I mention this here only because the Times article created something of a splash.
The IDF has announced that Chief of Staff Gabi Ashkenazi will be replaced by Major General Yoav Galant, currently head of the IDF Southern Command. Galant will be the first Chief of Staff to have begun his military career in the Navy. He moved over to the IDF, however, when he was appointed commander of the Jenin Brigade and then later became commander of the Gaza Division.

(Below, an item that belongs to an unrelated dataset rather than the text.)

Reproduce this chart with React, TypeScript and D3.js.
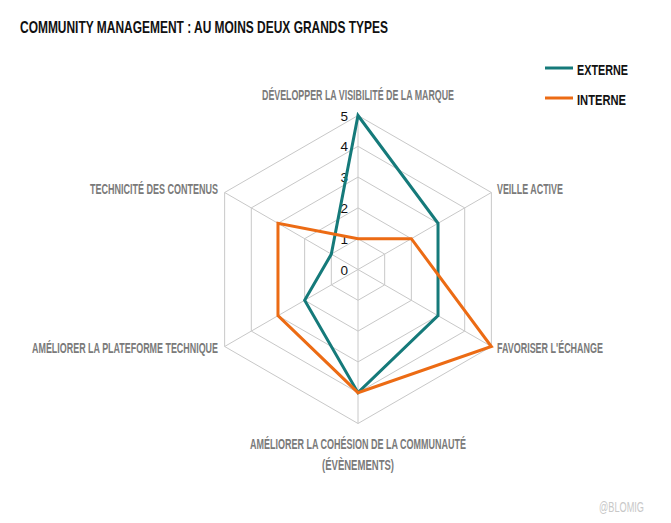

According to Yaakov Katz, writing in the JPost: “A strong charismatic commander with vast field and combat experience, Galant is well respected throughout the IDF.” Galant was organizer of the Cast Lead operation in Gaza, during which time “he insisted on visiting the Gaza Strip during the operation and spending time with battalion and company commanders in the field.” He clashed with a more hesitant Ashkenazi, pushing for movement deeper into Gaza.
We can only hope that this report rings true (especially in the light of a major “incident” within the IDF regarding the replacement for Ashkenazi, which I will not explore here, but which had the regrettable effect of tarnishing the IDF image). We desperately need a well respected, highly competent and courageous leader at the helm of the IDF.